Sous ce titre très heureux : le Réalisme du Romantisme[1], le distingué critique M. Georges Pellissier publie un volume où il s’est efforcé de ruiner certaines doctrines qu’il considère comme des préjugés, et comme des préjugés assez dangereux. On oppose généralement le romantisme d’une part au classicisme, d’autre part au réalisme ; on représente le romantisme comme une réaction contre le classique, et le réalisme comme une réaction contre le romantique. Il n’y a rien de bien juste dans tout cela, affirme et s’applique à prouver M. Pellissier.
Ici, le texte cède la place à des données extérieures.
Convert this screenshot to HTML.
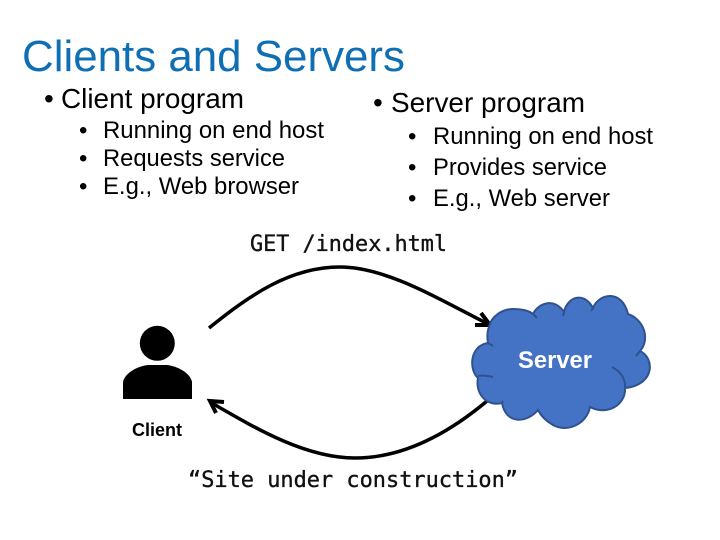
<!DOCTYPE html>
<html><head><meta charset="utf-8"><style>
html,body{margin:0;padding:0;background:#fff}
svg{display:block}
text{font-family:"Liberation Sans",sans-serif;fill:#000}
.m{font-family:"DejaVu Sans Mono","Liberation Mono",monospace;font-size:22px;fill:#111;stroke:#111;stroke-width:.35}
</style></head><body>
<svg width="720" height="540" viewBox="0 0 720 540" xmlns="http://www.w3.org/2000/svg">
<rect width="720" height="540" fill="#fff"/>
<text x="22" y="71" font-size="44" style="fill:#0f6fb5" textLength="383" lengthAdjust="spacingAndGlyphs">Clients and Servers</text>

<text x="44" y="108" font-size="28">•</text>
<text x="61" y="108" font-size="28" textLength="183" lengthAdjust="spacingAndGlyphs">Client program</text>
<g font-size="24">
<text x="79" y="138">•</text><text x="103" y="138" textLength="221" lengthAdjust="spacingAndGlyphs">Running on end host</text>
<text x="79" y="166">•</text><text x="103" y="166" textLength="182" lengthAdjust="spacingAndGlyphs">Requests service</text>
<text x="79" y="194">•</text><text x="103" y="194" textLength="196" lengthAdjust="spacingAndGlyphs">E.g., Web browser</text>
</g>

<text x="373" y="112" font-size="28">•</text>
<text x="391" y="112" font-size="28" textLength="194" lengthAdjust="spacingAndGlyphs">Server program</text>
<g font-size="24">
<text x="408" y="144">•</text><text x="433" y="144" textLength="220" lengthAdjust="spacingAndGlyphs">Running on end host</text>
<text x="408" y="175">•</text><text x="433" y="175" textLength="174" lengthAdjust="spacingAndGlyphs">Provides service</text>
<text x="408" y="206">•</text><text x="433" y="206" textLength="177" lengthAdjust="spacingAndGlyphs">E.g., Web server</text>
</g>

<text class="m" x="250" y="251" textLength="197" lengthAdjust="spacingAndGlyphs">GET /index.html</text>
<text class="m" x="188" y="487" textLength="330" lengthAdjust="spacingAndGlyphs">“Site under construction”</text>

<!-- top arrow -->
<path d="M209 328 C250 295 290 267 340 267 C385 267 435 297 488 324" fill="none" stroke="#000" stroke-width="3.500"/>
<path d="M481 313 L490 325 L475 325" fill="none" stroke="#000" stroke-width="4"/>
<!-- bottom arrow -->
<path d="M210 402 C255 428 305 458 355 458 C405 458 450 432 487 401" fill="none" stroke="#000" stroke-width="3.500"/>
<path d="M224 402 L210 401 L216 413" fill="none" stroke="#000" stroke-width="4"/>

<!-- cloud -->
<path d="M489 327 C491 316 503 309 513 309 C520 309 528 310 533 314 C539 302 555 298 564 312 C567 298 583 290 593 308 C599 293 622 289 628 314 C645 320 650 340 640 351 C655 358 655 385 625 388 C626 405 607 416 590 407 C587 424 567 433 553 425 C546 421 541 416 538 410 C527 423 506 425 502 403 C486 407 475 393 478 378 C469 370 469 346 488 343 C487 337 487 332 489 327 Z" fill="#4472c4" stroke="#2f528f" stroke-width="2"/>
<path d="M488 343 L493 346 M478 376 C483 375 489 376 493 377 M502 403 L503 401 M612 367 C620 371 626 379 625 388 M640 351 L636 356 M593 308 L591 311 M564 312 L563 316 M533 314 L537 318" fill="none" stroke="#2f528f" stroke-width="2"/>
<text x="518" y="368" font-size="24" font-weight="bold" style="fill:#fff" textLength="74" lengthAdjust="spacingAndGlyphs">Server</text>

<!-- person -->
<circle cx="157.300" cy="343.300" r="17.500" fill="#000"/>
<path d="M123 399 L123 382 C125 372 140 365 150 365 L167 365 C176 366 190 372 192 382 L192 399 Z" fill="#000"/>
<text x="132" y="436" font-size="18" font-weight="bold" textLength="50" lengthAdjust="spacingAndGlyphs">Client</text>
</svg>
</body></html>
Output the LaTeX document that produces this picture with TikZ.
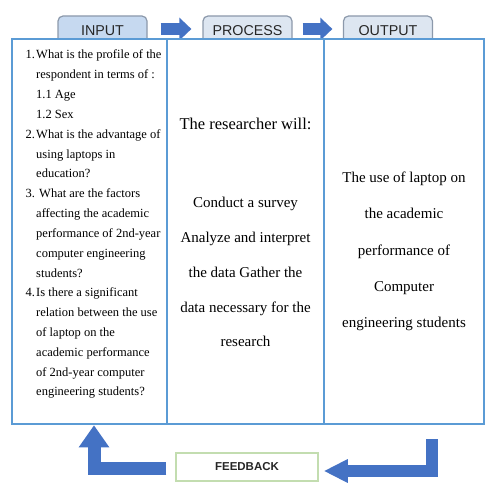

D’une part, ce n’est pas contre le classicisme proprement dit, c’est-à-dire contre l’école de 1660 que le romantisme s’insurge, c’est contre le néo-classicisme ou le pseudo-classicisme ; c’est contre Voltaire et Delille ; d’autre part, — et c’est la thèse sur laquelle M. Pellissier a le plus insisté, — le romantisme est un mouvement déjà réaliste, duquel le réalisme proprement dit devait très naturellement sortir. Le romantisme a presque toujours (oui, il faut dire presque) confessé et professé un grand respect pour le XVIIe siècle, pour Corneille, pour La Fontaine, pour Racine, même pour Boileau ; et il a été un appel à la vérité, laquelle a été proprement l’idole même du XVIIe siècle. Ce qu’il a méprisé, attaqué, détruit et remplacé, — la meilleure manière de détruire, — c’est l’art de Voltaire et de Delille ;

  1. Le Réalisme du Romantisme, par M. Georges Pellissier, 1 vol. in-16 ; Hachette.